Like the preparations outlined in a business plan that consider key operations and resources, so should your continuity plan. Below, are a few questions smalbiz owners should consider when devising a disaster recovery plan. Caveat: This list is by no means exhaustive, comprehensive, or tailored to any particular business. It just serves to help us prepare for the next storm.

  1. What would an all out disaster look like for your business? Consider the elements – wind, fire, earth, water – and how extreme amounts of any would impact your business operations, e.g., causing network outages, inventory destruction, and so forth.
  2. What are the procedures that would put your business back on track and, specifically, who will be responsible for what and when and how will they perform the necessary tasks?
    a. Who will lead the team or how will tasks be divided?
    b.
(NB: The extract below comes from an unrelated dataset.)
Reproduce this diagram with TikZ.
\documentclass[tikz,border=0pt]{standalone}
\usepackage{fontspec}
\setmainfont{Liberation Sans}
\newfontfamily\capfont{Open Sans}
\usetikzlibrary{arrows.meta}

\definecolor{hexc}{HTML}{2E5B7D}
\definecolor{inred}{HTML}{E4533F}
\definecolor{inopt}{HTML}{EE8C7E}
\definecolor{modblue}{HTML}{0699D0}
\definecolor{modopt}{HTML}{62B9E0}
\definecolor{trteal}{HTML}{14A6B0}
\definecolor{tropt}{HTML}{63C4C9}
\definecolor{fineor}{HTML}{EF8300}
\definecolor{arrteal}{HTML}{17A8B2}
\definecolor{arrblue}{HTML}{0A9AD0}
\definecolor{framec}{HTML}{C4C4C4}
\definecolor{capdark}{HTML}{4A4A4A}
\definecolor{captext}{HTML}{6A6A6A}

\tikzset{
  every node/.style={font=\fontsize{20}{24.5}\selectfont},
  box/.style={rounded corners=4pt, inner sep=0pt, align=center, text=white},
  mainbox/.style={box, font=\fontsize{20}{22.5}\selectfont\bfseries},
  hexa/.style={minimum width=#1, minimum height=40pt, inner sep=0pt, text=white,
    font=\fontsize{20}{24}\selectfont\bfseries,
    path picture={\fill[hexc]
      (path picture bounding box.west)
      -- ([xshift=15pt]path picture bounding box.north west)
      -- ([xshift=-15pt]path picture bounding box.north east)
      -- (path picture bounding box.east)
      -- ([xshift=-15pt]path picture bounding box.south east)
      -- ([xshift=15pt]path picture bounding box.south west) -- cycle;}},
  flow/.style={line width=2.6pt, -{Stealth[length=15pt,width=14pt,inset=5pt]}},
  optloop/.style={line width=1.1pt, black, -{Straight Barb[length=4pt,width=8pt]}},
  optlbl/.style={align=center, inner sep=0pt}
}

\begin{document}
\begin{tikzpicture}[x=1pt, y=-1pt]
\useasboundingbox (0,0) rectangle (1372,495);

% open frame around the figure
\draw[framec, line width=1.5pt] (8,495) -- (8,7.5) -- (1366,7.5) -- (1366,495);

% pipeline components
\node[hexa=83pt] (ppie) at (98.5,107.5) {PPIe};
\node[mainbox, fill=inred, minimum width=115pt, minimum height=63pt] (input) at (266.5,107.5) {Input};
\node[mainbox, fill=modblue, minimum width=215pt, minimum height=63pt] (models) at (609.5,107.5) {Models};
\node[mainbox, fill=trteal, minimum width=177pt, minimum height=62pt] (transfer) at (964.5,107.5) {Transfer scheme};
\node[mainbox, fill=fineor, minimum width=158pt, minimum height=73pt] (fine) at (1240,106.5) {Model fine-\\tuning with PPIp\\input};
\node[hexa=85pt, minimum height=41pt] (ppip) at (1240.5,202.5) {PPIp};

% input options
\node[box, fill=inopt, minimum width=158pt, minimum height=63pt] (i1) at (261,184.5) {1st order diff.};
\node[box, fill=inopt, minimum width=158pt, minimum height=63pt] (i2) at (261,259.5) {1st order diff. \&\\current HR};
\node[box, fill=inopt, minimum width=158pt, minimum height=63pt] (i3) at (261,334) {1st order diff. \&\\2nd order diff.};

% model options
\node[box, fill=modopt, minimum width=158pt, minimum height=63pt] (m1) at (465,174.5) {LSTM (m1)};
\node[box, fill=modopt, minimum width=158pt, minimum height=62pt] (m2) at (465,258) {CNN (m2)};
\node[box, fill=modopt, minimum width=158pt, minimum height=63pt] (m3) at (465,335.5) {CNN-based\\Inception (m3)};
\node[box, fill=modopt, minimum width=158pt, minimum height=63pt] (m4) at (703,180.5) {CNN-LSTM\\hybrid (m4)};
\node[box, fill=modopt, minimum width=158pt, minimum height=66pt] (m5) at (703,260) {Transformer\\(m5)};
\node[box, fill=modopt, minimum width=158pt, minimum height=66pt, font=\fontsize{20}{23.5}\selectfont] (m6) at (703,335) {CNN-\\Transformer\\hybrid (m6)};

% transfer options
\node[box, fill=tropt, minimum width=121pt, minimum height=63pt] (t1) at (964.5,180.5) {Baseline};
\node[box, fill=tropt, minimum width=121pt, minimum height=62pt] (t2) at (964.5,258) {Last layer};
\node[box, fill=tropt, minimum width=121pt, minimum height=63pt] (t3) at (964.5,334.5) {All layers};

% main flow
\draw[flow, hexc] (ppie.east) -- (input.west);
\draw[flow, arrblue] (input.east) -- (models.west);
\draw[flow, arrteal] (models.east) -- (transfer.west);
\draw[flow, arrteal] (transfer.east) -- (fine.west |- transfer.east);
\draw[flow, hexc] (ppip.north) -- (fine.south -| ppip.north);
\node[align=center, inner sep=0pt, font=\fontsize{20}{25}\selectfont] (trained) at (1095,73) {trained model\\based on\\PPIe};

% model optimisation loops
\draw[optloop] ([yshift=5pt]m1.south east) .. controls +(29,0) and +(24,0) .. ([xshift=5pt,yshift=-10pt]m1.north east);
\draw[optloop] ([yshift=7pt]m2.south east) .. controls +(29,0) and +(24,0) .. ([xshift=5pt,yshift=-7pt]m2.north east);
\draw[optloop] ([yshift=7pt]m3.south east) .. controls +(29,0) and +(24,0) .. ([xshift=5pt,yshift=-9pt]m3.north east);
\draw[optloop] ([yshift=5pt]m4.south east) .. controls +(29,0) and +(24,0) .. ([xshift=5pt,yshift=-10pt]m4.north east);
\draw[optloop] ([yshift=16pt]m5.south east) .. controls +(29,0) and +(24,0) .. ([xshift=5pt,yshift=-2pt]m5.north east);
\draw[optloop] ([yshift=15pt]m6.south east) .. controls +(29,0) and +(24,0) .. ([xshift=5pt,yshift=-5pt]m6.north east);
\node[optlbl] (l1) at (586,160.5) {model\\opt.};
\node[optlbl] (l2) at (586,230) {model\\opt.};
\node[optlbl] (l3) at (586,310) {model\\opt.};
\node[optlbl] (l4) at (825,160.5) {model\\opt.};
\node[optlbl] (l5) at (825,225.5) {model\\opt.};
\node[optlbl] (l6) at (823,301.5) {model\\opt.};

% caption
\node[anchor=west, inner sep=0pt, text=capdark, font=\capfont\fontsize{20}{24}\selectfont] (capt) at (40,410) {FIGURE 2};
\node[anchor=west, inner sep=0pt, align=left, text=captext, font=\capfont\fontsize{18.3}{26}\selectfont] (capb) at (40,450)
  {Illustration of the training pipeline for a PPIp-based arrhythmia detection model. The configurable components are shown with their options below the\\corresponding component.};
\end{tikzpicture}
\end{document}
Who will contact clients and vendors, and how? What if cell towers are down?
    c. Is the disaster just affecting your business or is it also affecting clients?
    d. What if the disaster occurs “after hours”?
    e. How will you assess the overall impact to your go forward?
  3. Which business resources or operations are likely to suffer more, e.g., are you a restaurant owner with no electricity but with a refrigerator and a freezer full of food? Are your clients local but your employees commute from long distances?
  4. Where are your critical client or customer files stored? What if you can’t access the building or your company’s network? Where exactly is your “cloud?”
  5. Can you temporarily relocate your business, where and do you have sufficient resources to do that?

Indeed, this is a “short list” to help small business owners think about a particularly unpleasant topic. Yet, we smallbiz owners know that asking the important “what ifs?” often saves a bundle down the line, despite the torrential downpours, tumult in the streets, blazes, or blizzards.

The Law Offices of Max Elliott continues extending its thoughts and prayers to families and businesses who experience disaster as winds of change forever sweep our world.